The "punch in. punch out" concept goes back to the days of tape based recorders - if you have only 4, 8 or 16 tracks available then "punching in" and overwriting a previously recorded track is often the only practical option. However with Audacity and modern computer hardware, the number of available tracks is enormous, so there is no longer the need to be frugal with track (or tape) usage.
This is copied and pasted from a previous post so the shortcuts will not be quite right for a Mac.
When it says to press the "Ctr" key, it is usually the Command key on a Mac.
Doing a simple "punch in / punch out" with Audacity 1.3 (note that if you are not familiar with the shortcuts (hot keys) all the commands are also available from the menus):
- Record track 1
- Let's say we've messed up a section approximately 1 minute into the track.
- We find a sweet point just before the mess to "punch in" and a sweet point just after to do the "punch out".
- Click on the track info box to select the track.
- Click & drag from the punch in point to the punch out point
- "Ctrl B" to label the region - type "bad bit" as a name for the label, then "ENTER" to close the label and "ENTER" again to deselect the label track.
- "Ctrl Alt K" to "split delete" the offending bit
- Click a few seconds before the punch in point
- "R" to record - play and re-record the new bit on audio track 2 - press "stop" at the end.
- If you mess up again, "Ctrl Z" to undo and try again.
- When you have got it right, click on audio track 2 to select it,
- Click on the name of the label ("bad bit") to select the labelled region of the new recording.
- "Shift Click" on the track info for the label track to deselect it
- Go up to the right hand edge of the selected region of audio track 2 and drag the selected region to the left so as to include all of the recorded section prior to our "punch in" region and "Ctrl Alt K" to "split delete" it.
- Repeat this method to delete the trailing region of the new track after out "punch out" point.
You now have a perfect "punch in / punch out".

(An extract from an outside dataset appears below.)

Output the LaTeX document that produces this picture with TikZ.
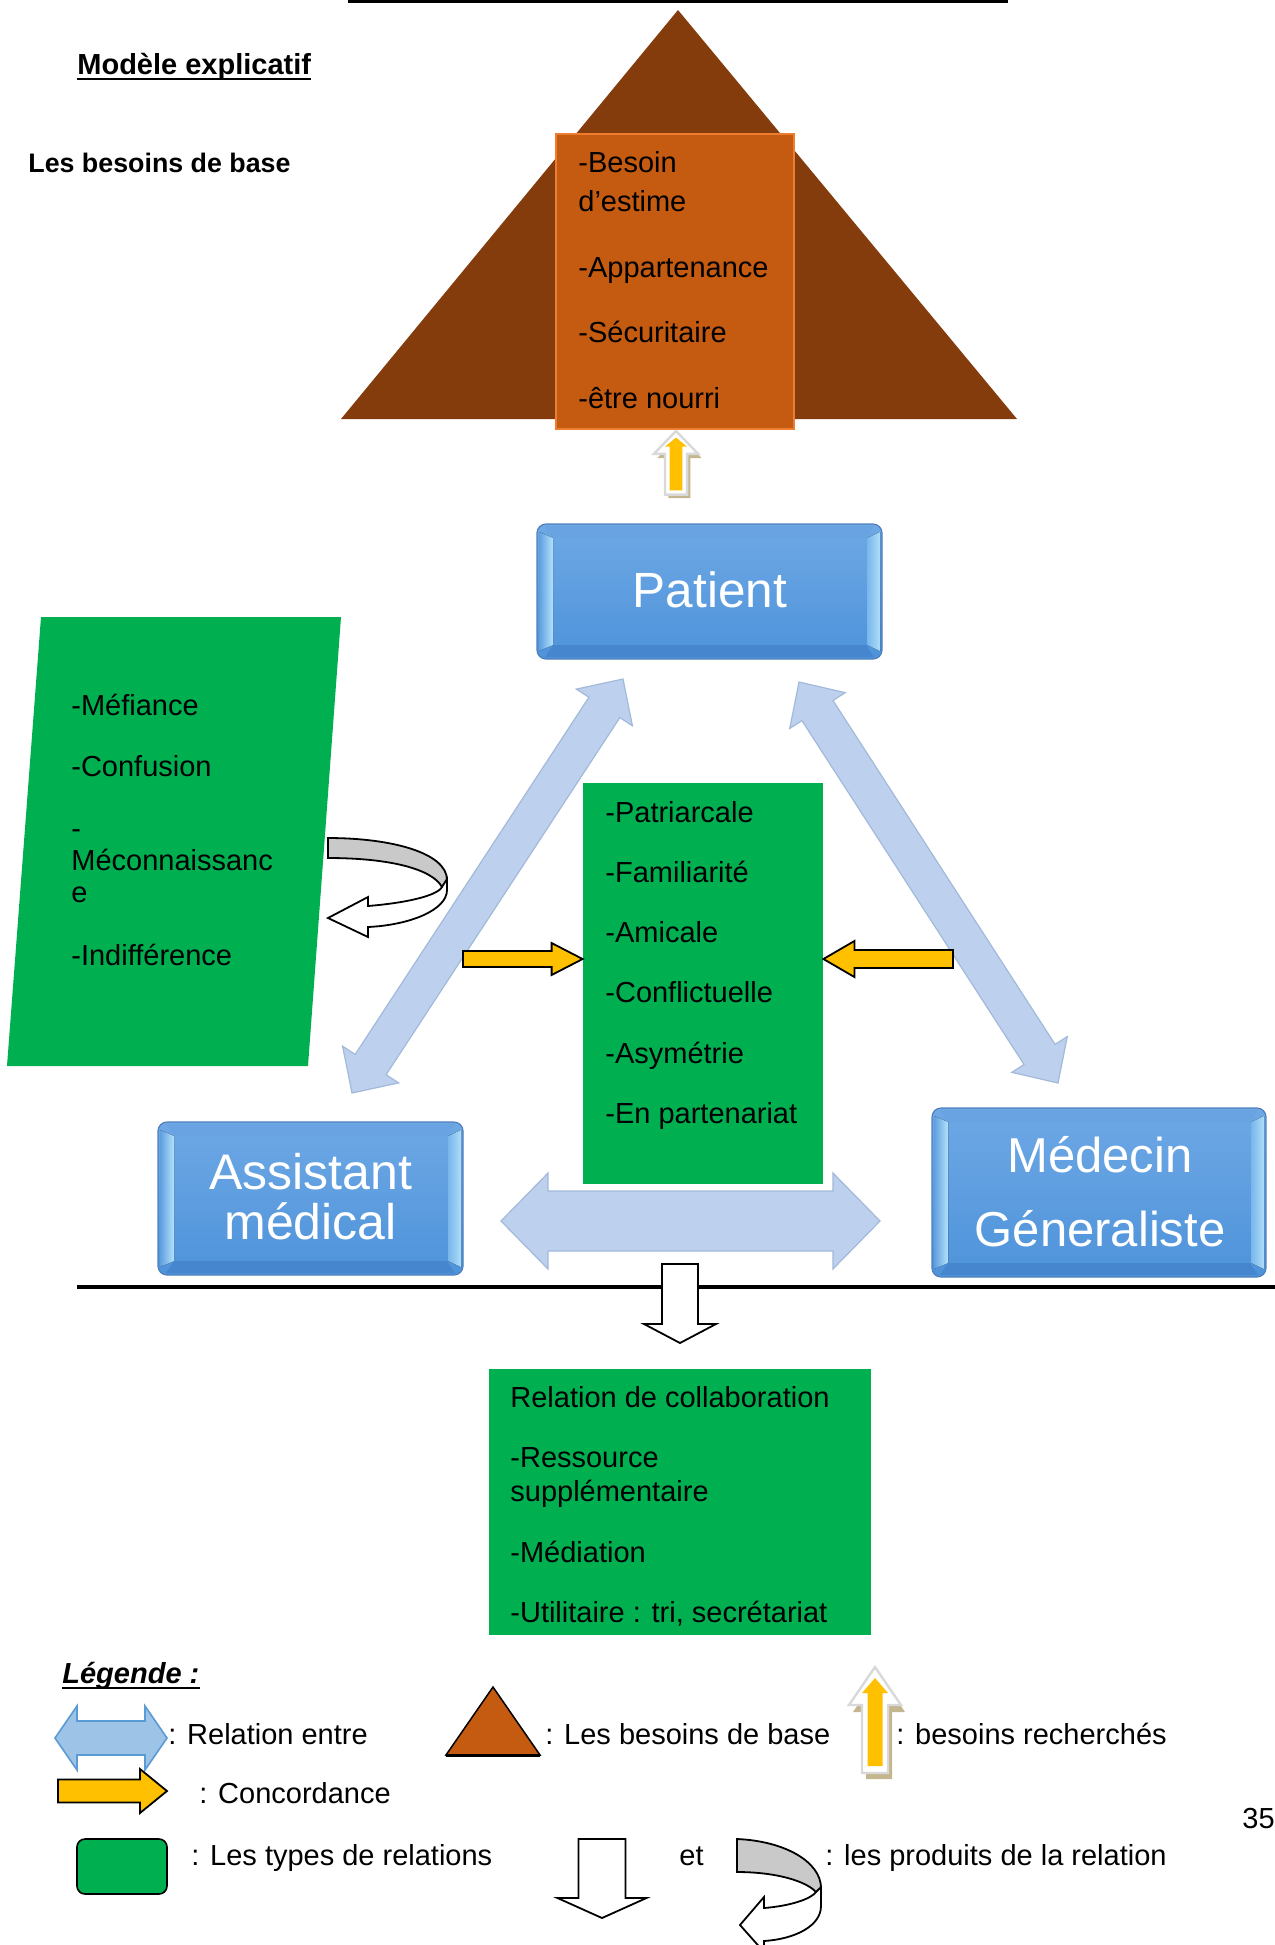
\documentclass[tikz,border=0pt]{standalone}
\usepackage{fontspec}
\setmainfont{Liberation Sans}
\usetikzlibrary{calc,fit}
\definecolor{brownd}{HTML}{843C0C}
\definecolor{orangeb}{HTML}{C55A11}
\definecolor{orangeL}{HTML}{ED7D31}
\definecolor{greenb}{HTML}{00B050}
\definecolor{arrowblue}{HTML}{BDD1EF}
\definecolor{arrowblueD}{HTML}{A3B9DA}
\definecolor{legblue}{HTML}{9DC3E6}
\definecolor{legblueD}{HTML}{5B9BD5}
\definecolor{yel}{HTML}{FFC000}
\definecolor{tanc}{HTML}{C4B68E}
\definecolor{glowc}{HTML}{D9D9D9}
\definecolor{grayc}{HTML}{C9C9C9}
\definecolor{btop}{HTML}{6EA8E5}
\definecolor{bbot}{HTML}{4E93DA}
\definecolor{bbord}{HTML}{4F80BD}
\definecolor{bevA}{HTML}{5F9EDF}
\definecolor{bevB}{HTML}{B3E2FB}
\definecolor{bevC}{HTML}{78B6EC}
\definecolor{bevD}{HTML}{AEDDF8}
\definecolor{bevTop}{HTML}{69A3E2}
\definecolor{bevBot}{HTML}{4586CF}

\tikzset{
 txt/.style={anchor=base west, inner sep=0pt, font=\fontsize{14.5}{17.4}\selectfont},
 wtxt/.style={anchor=base, inner sep=0pt, text=white, font=\fontsize{24.75}{29}\selectfont},
 bluebase/.style={rectangle, rounded corners=4.5pt, draw=bbord, line width=0.6pt, top color=btop, bottom color=bbot, inner sep=0pt},
 bluearrow/.style={fill=arrowblue, draw=arrowblueD, line width=0.6pt},
 legbluearrow/.style={fill=legblue, draw=legblueD, line width=0.8pt},
 yelarrow/.style={fill=yel, draw=black, line width=0.9pt},
 whitearrow/.style={fill=white, draw=black, line width=0.9pt},
 curvg/.style={fill=grayc, draw=black, line width=0.9pt},
 curvw/.style={fill=white, draw=black, line width=0.9pt},
}

% double block arrow: style, end A, end B, shaft half width, head half width, head length (px)
\newcommand\mydbl[6]{%
 \pgfmathsetmacro\dA{veclen(#6,#5)*0.5}%
 \pgfmathsetmacro\aA{atan(#5/#6)}%
 \pgfmathsetmacro\dB{veclen(#6,#4)*0.5}%
 \pgfmathsetmacro\aB{atan(#4/#6)}%
 \path[#1] (#2) -- ($(#2)!\dA pt!\aA:(#3)$) -- ($(#2)!\dB pt!\aB:(#3)$)
   -- ($(#3)!\dB pt!-\aB:(#2)$) -- ($(#3)!\dA pt!-\aA:(#2)$) -- (#3)
   -- ($(#3)!\dA pt!\aA:(#2)$) -- ($(#3)!\dB pt!\aB:(#2)$)
   -- ($(#2)!\dB pt!-\aB:(#3)$) -- ($(#2)!\dA pt!-\aA:(#3)$) -- cycle;}
% single block arrow: style, tail, tip, shaft half width, head half width, head length (px)
\newcommand\mysgl[6]{%
 \pgfmathsetmacro\dA{veclen(#6,#5)*0.5}%
 \pgfmathsetmacro\aA{atan(#5/#6)}%
 \pgfmathsetmacro\dB{veclen(#6,#4)*0.5}%
 \pgfmathsetmacro\aB{atan(#4/#6)}%
 \pgfmathsetmacro\wA{#4*0.5}%
 \path[#1] ($(#2)!\wA pt!90:(#3)$) -- ($(#3)!\dB pt!-\aB:(#2)$) -- ($(#3)!\dA pt!-\aA:(#2)$)
   -- (#3) -- ($(#3)!\dA pt!\aA:(#2)$) -- ($(#3)!\dB pt!\aB:(#2)$)
   -- ($(#2)!\wA pt!-90:(#3)$) -- cycle;}
% bevelled blue box: name, x1, y1, x2, y2
\newcommand\mybbox[5]{%
 \node[bluebase, fit={(#2,#3) (#4,#5)}] (#1) {};
 \fill[bevTop] ({#2+8},{#3+2}) -- ({#4-8},{#3+2}) -- ({#4-16},{#3+14}) -- ({#2+16},{#3+14}) -- cycle;
 \fill[bevBot] ({#2+16},{#5-14}) -- ({#4-16},{#5-14}) -- ({#4-8},{#5-2}) -- ({#2+8},{#5-2}) -- cycle;
 \fill[left color=bevA, right color=bevB] ({#2+2},{#3+8}) -- ({#2+16},{#3+14}) -- ({#2+16},{#5-14}) -- ({#2+2},{#5-8}) -- cycle;
 \fill[left color=bevC, right color=bevD] ({#4-2},{#3+8}) -- ({#4-15},{#3+14}) -- ({#4-15},{#5-14}) -- ({#4-2},{#5-8}) -- cycle;}
% glowing up arrow with shadow: x, y of tip, xscale, yscale
\newcommand\myglow[4]{%
 \begin{scope}[shift={(#1,#2)}, xscale=#3, yscale=#4]
  \fill[tanc] (4,7) -- (30,45) -- (17,45) -- (17,112) -- (-9,112) -- (-9,45) -- (-22,45) -- cycle;
  \filldraw[fill=white, draw=glowc, line width=1.2pt] (0,0) -- (26,38) -- (13,38) -- (13,106) -- (-13,106) -- (-13,38) -- (-26,38) -- cycle;
  \fill[yel] (0,11) -- (13,26) -- (7.5,26) -- (7.5,99) -- (-7.5,99) -- (-7.5,26) -- (-13,26) -- cycle;
 \end{scope}}

\begin{document}
\begin{tikzpicture}[x=0.5pt, y=-0.5pt]
\useasboundingbox (0,0) rectangle (1275,1945);
\fill[white] (0,0) rectangle (1275,1945);

% top rule of the cut-off title
\draw[line width=1.5pt] (348,1) -- (1008,1);

% headings
\node[txt, font=\bfseries\fontsize{14.5}{17}\selectfont] (h1) at (77,74) {Modèle explicatif};
\draw[line width=1.25pt] ($(h1.base west)+(0,5)$) -- ($(h1.base east)+(0,5)$);
\node[txt, font=\bfseries\fontsize{13.4}{16}\selectfont] (h2) at (28,172) {Les besoins de base};

% pyramid
\fill[brownd] (678,10) -- (1017,419) -- (341,419) -- cycle;
\node[draw=orangeL, fill=orangeb, line width=0.8pt, inner sep=0pt, fit={(556,134) (794,429)}] (ob) {};
\foreach \tx/\yy [count=\i] in {-Besoin/172, d’estime/211, -Appartenance/277, -Sécuritaire/342, -être nourri/408}
  \node[txt] (ot\i) at (578,\yy) {\tx};

% glowing up arrow
\myglow{676}{431}{0.85}{0.6}

% Patient
\mybbox{pat}{537}{524}{882}{659}
\node[wtxt] (patt) at (710,607) {Patient};

% diagonal and horizontal relation arrows
\coordinate (la1) at (623,679);
\coordinate (la2) at (352,1093);
\coordinate (ra1) at (799,682);
\coordinate (ra2) at (1058,1083);
\coordinate (ha1) at (501,1221);
\coordinate (ha2) at (880,1221);
\mydbl{bluearrow}{la1}{la2}{18.5}{33.5}{34}
\mydbl{bluearrow}{ra1}{ra2}{18.5}{33}{34}
\mydbl{bluearrow}{ha1}{ha2}{30}{48}{47}

% centre box
\node[fill=greenb, inner sep=0pt, fit={(583,783) (823,1184)}] (cb) {};
\foreach \tx/\yy [count=\i] in {-Patriarcale/822, -Familiarité/882, -Amicale/942, -Conflictuelle/1002, -Asymétrie/1063, -En partenariat/1123}
  \node[txt] (ct\i) at (605,\yy) {\tx};

% concordance arrows
\coordinate (ya1) at (463,959);
\coordinate (yb1) at (953,959);
\coordinate (ya2) at (cb.west |- ya1);
\coordinate (yb2) at (cb.east |- yb1);
\mysgl{yelarrow}{ya1}{ya2}{8}{16}{31}
\mysgl{yelarrow}{yb1}{yb2}{9}{18}{31}

% left parallelogram
\fill[greenb] (41,617) -- (341,617) -- (308,1066) -- (7,1066) -- cycle;
\foreach \tx/\yy [count=\i] in {-Méfiance/715, -Confusion/776, -/838, Méconnaissanc/870, e/902, -Indifférence/965}
  \node[txt] (lt\i) at (71,\yy) {\tx};

% curved arrow (product)
\filldraw[curvg] (328,838) .. controls (392,838) and (447,853) .. (447,880) -- (442,887) .. controls (432,869) and (390,858) .. (328,858) -- cycle;
\filldraw[curvw] (447,879) -- (447,890) .. controls (447,910) and (410,925) .. (368,927) -- (368,937) -- (328,918) -- (368,897) -- (368,906) .. controls (405,903) and (437,896) .. (442,887) -- cycle;

% Assistant medical and Medecin generaliste
\mybbox{am}{158}{1122}{463}{1275}
\node[wtxt, font=\fontsize{25}{29}\selectfont] (amt1) at (310.5,1189) {Assistant};
\node[wtxt, font=\fontsize{25}{29}\selectfont] (amt2) at (310.5,1239) {médical};
\mybbox{mg}{932}{1108}{1266}{1277}
\node[wtxt, font=\fontsize{24.5}{29}\selectfont] (mgt1) at (1100,1172) {Médecin};
\node[wtxt, font=\fontsize{24.5}{29}\selectfont] (mgt2) at (1100,1246) {Géneraliste};

% separating line and down arrow
\coordinate (sl1) at (77,1287);
\coordinate (sl2) at (1275,1287);
\draw[line width=2pt] (sl1) -- (sl2);
\coordinate (da1) at (680,1264);
\coordinate (da2) at (680,1343);
\mysgl{whitearrow}{da1}{da2}{18}{36}{19}

% bottom box
\node[fill=greenb, inner sep=0pt, fit={(489,1369) (871,1635)}] (bb) {};
\foreach \tx/\yy [count=\i] in {Relation de collaboration/1407, -Ressource/1467, supplémentaire/1501, -Médiation/1562}
  \node[txt] (bt\i) at (510,\yy) {\tx};
\node[txt] (bt5) at (510,1622) {-Utilitaire : tri, secrétariat};

% legend
\node[txt, font=\bfseries\itshape\fontsize{14.5}{17}\selectfont] (lg) at (62,1683) {Légende :};
\draw[line width=1.25pt] ($(lg.base west)+(0,5)$) -- ($(lg.base east)+(0,5)$);

\coordinate (lb1) at (55,1738);
\coordinate (lb2) at (167,1738);
\mydbl{legbluearrow}{lb1}{lb2}{17}{32}{22}
\node[txt] (l1) at (168,1744) {: Relation entre};

\filldraw[fill=orangeb, draw=black, line width=0.75pt] (493,1687) -- (540,1755) -- (446,1755) -- cycle;
\draw[line width=1.5pt] (446,1755) -- (540,1755);
\node[txt] (l2) at (545,1744) {: Les besoins de base};

\myglow{875}{1667}{1}{1}
\node[txt] (l3) at (896,1744) {: besoins recherchés};

\coordinate (ly1) at (58,1791);
\coordinate (ly2) at (167,1791);
\mysgl{yelarrow}{ly1}{ly2}{11.5}{22}{27}
\node[txt] (l4) at (199,1803) {: Concordance};

\node[txt] (pg) at (1242,1828) {35};

\node[fill=greenb, draw=black, line width=0.8pt, rounded corners=4pt, inner sep=0pt, fit={(77,1839) (167,1894)}] (lgr) {};
\node[txt] (l5) at (191,1865) {: Les types de relations};

\coordinate (ld1) at (602,1839);
\coordinate (ld2) at (602,1918);
\mysgl{whitearrow}{ld1}{ld2}{23.5}{44.5}{20}
\node[txt] (l6) at (679,1865) {et};

\filldraw[curvg] (737,1839) .. controls (785,1841) and (821,1862) .. (821,1888) -- (816,1892) .. controls (806,1881) and (776,1872) .. (737,1872) -- cycle;
\filldraw[curvw] (821,1887) -- (821,1906) .. controls (821,1926) and (795,1939) .. (764,1941) -- (764,1952) -- (740,1925) -- (764,1897) -- (764,1908) .. controls (790,1906) and (811,1899) .. (816,1892) -- cycle;
\node[txt] (l7) at (825,1865) {: les produits de la relation};
\end{tikzpicture}
\end{document}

This may seem like a lot of steps, but I've put in all the details - once you are familiar with the short cuts it's as simple as
1) mark it
2) delete it
3) re-record it
4) trim it.
When using labels to mark the positions, you can also use cross fades between the old and new recordings - brilliant if there are no good punch in / out points (and something that is just not possible with traditional punch in punch out),.